> What needs to be done
Extract the lines from the start through the line that holds "const ref = React.useRef<SVGSVGElement>(null);", both included, omitting all images.

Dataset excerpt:
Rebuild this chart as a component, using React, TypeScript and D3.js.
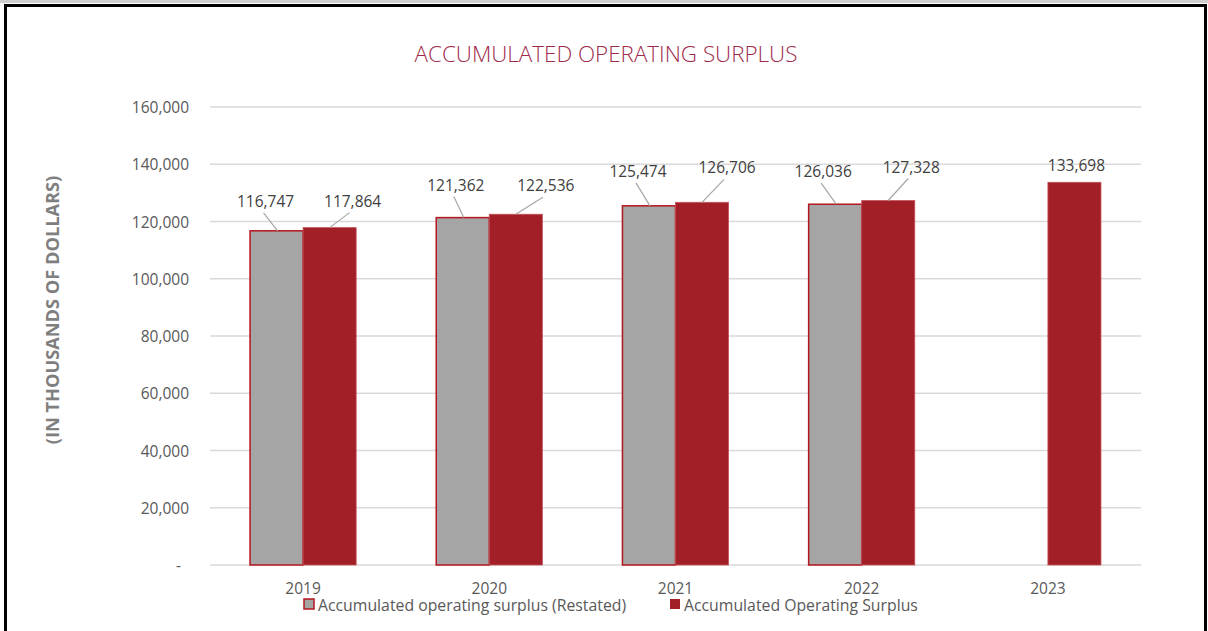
import * as d3 from "d3";
import * as React from "react";

// chart values
const years = ["2019", "2020", "2021", "2022", "2023"];
const restated = [116747, 121362, 125474, 126036, null];
const surplus = [117864, 122536, 126706, 127328, 133698];
const yTicks = [0, 20000, 40000, 60000, 80000, 100000, 120000, 140000, 160000];

const seriesNames = ["Accumulated operating surplus (Restated)", "Accumulated Operating Surplus"];

// where Excel dragged each data label to (px from bar top centre)
const restatedNudge = [[-11, -30], [-7, -33], [-11, -35], [-12, -33], [0, 0]];
const surplusNudge = [[23, -27], [30, -29], [25, -35], [23, -34], [2, -17]];

export default function App() {
  const ref = React.useRef<SVGSVGElement>(null);

  React.useEffect(() => {
    const width = 1208, height = 631;
    const margin = { top: 107, right: 67, bottom: 66, left: 210 };
    const font = "'Open Sans', 'Noto Sans', sans-serif";
    const gray = "#a5a5a5", red = "#a21f27";

    const svg = d3.select(ref.current);
    svg.selectAll("*").remove();
    svg.attr("width", width).attr("height", height).attr("font-family", font);

    // page frame
    svg.append("rect").attr("width", width).attr("height", height).attr("fill", "#fff");
    svg.append("rect").attr("width", width).attr("height", 3).attr("fill", "#cfcfcf");
    svg.append("rect")
      .attr("x", 5.5).attr("y", 5.5)
      .attr("width", 1200).attr("height", height + 10)
      .attr("fill", "none").attr("stroke", "#000").attr("stroke-width", 3);

    const y = d3.scaleLinear()
      .domain([0, 160000])
      .range([height - margin.bottom, margin.top]);

    const x0 = d3.scaleBand()
      .domain(years)
      .range([margin.left, width - margin.right])
      .paddingInner(0.43)
      .paddingOuter(0.215);

    const x1 = d3.scaleBand()
      .domain(["restated", "surplus"])
      .range([0, x0.bandwidth()]);

    // title
    svg.append("text")
      .attr("x", 606).attr("y", 53)
      .attr("text-anchor", "middle").attr("dominant-baseline", "central")
      .attr("font-size", 22.4).attr("font-weight", 300)
      .attr("fill", "#9e2a4b")
      .text("ACCUMULATED OPERATING SURPLUS");

    // gridlines + y labels
    const grid = svg.append("g");
    grid.selectAll("line")
      .data(yTicks)
      .join("line")
      .attr("x1", margin.left).attr("x2", width - margin.right)
      .attr("y1", d => y(d)).attr("y2", d => y(d))
      .attr("stroke", "#d9d9d9").attr("stroke-width", 1.5);
    grid.selectAll("text")
      .data(yTicks)
      .join("text")
      .attr("x", d => (d === 0 ? 181 : 189))
      .attr("y", d => y(d))
      .attr("text-anchor", "end").attr("dominant-baseline", "central")
      .attr("font-size", 15.5).attr("fill", "#595959")
      .text(d => (d === 0 ? "-" : d3.format(",")(d)));

    // y axis title
    svg.append("text")
      .attr("transform", `translate(52,${310}) rotate(-90)`)
      .attr("text-anchor", "middle").attr("dominant-baseline", "central")
      .attr("font-size", 18.2).attr("font-weight", 700)
      .attr("fill", "#7f7f7f")
      .text("(IN THOUSANDS OF DOLLARS)");

    // bars
    const rows = years.map((yr, i) => ({
      year: yr,
      items: [
        { key: "restated", value: restated[i], nudge: restatedNudge[i] },
        { key: "surplus", value: surplus[i], nudge: surplusNudge[i] },
      ].filter(d => d.value != null),
    }));

    const groups = svg.append("g")
      .selectAll("g")
      .data(rows)
      .join("g")
      .attr("transform", d => `translate(${x0(d.year)},0)`);

    groups.selectAll("rect")
      .data(d => d.items)
      .join("rect")
      .attr("x", d => x1(d.key)!)
      .attr("y", d => y(d.value!))
      .attr("width", x1.bandwidth())
      .attr("height", d => y(0) - y(d.value!))
      .attr("fill", d => (d.key === "restated" ? gray : red))
      .attr("stroke", d => (d.key === "restated" ? "#b4161e" : "#c4545a"))
      .attr("stroke-width", d => (d.key === "restated" ? 1.5 : 0.8));

    // leader lines
    groups.selectAll("line")
      .data(d => d.items.filter(it => Math.hypot(it.nudge[0], it.nudge[1]) > 20))
      .join("line")
      .attr("x1", d => x1(d.key)! + x1.bandwidth() / 2 + d.nudge[0] - (d.key === "restated" ? 2 : 3))
      .attr("y1", d => y(d.value!) + d.nudge[1] + 12)
      .attr("x2", d => x1(d.key)! + x1.bandwidth() / 2 + (d.key === "restated" ? 1 : 0))
      .attr("y2", d => y(d.value!))
      .attr("stroke", "#a6a6a6").attr("stroke-width", 1.2);

    // data labels
    groups.selectAll("text")
      .data(d => d.items)
      .join("text")
      .attr("x", d => x1(d.key)! + x1.bandwidth() / 2 + d.nudge[0])
      .attr("y", d => y(d.value!) + d.nudge[1])
      .attr("text-anchor", "middle").attr("dominant-baseline", "central")
      .attr("font-size", 15.5).attr("fill", "#404040")
      .text(d => d3.format(",")(d.value!));

    // x labels
    svg.append("g")
      .selectAll("text")
      .data(years)
      .join("text")
      .attr("x", d => x0(d)! + x0.bandwidth() / 2)
      .attr("y", 587.5)
      .attr("text-anchor", "middle").attr("dominant-baseline", "central")
      .attr("font-size", 15.5).attr("fill", "#595959")
      .text(d => d);

    // legend
    const legend = svg.append("g").attr("font-size", 15.8).attr("fill", "#595959");
    const legendX = [304, 670];
    seriesNames.forEach((name, i) => {
      legend.append("rect")
        .attr("x", legendX[i]).attr("y", 599)
        .attr("width", 10).attr("height", 10)
        .attr("fill", i === 0 ? gray : red)
        .attr("stroke", i === 0 ? "#b4161e" : "none").attr("stroke-width", 1.5);
      legend.append("text")
        .attr("x", legendX[i] + 14).attr("y", 604.5)
        .attr("dominant-baseline", "central")
        .text(name);
    });
  }, []);

  return (
    <svg ref={ref} style={{ position: "absolute", left: 0, top: 0, display: "block" }}></svg>
  );
}
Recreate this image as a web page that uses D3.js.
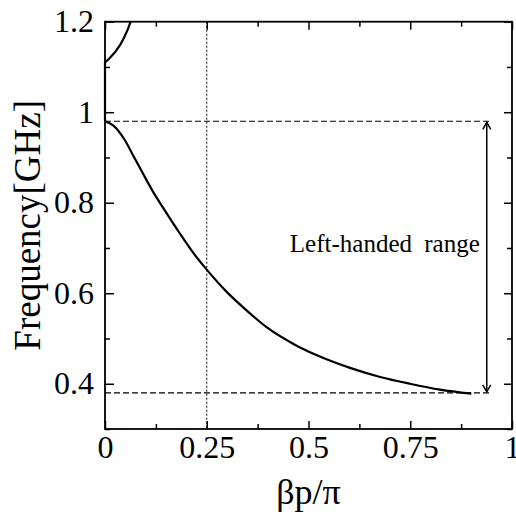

> Answer
Rebuild this chart as a component, using React, TypeScript and D3.js.
import * as d3 from "d3";
import * as React from "react";

// chart values
const years = ["2019", "2020", "2021", "2022", "2023"];
const restated = [116747, 121362, 125474, 126036, null];
const surplus = [117864, 122536, 126706, 127328, 133698];
const yTicks = [0, 20000, 40000, 60000, 80000, 100000, 120000, 140000, 160000];

const seriesNames = ["Accumulated operating surplus (Restated)", "Accumulated Operating Surplus"];

// where Excel dragged each data label to (px from bar top centre)
const restatedNudge = [[-11, -30], [-7, -33], [-11, -35], [-12, -33], [0, 0]];
const surplusNudge = [[23, -27], [30, -29], [25, -35], [23, -34], [2, -17]];

export default function App() {
  const ref = React.useRef<SVGSVGElement>(null);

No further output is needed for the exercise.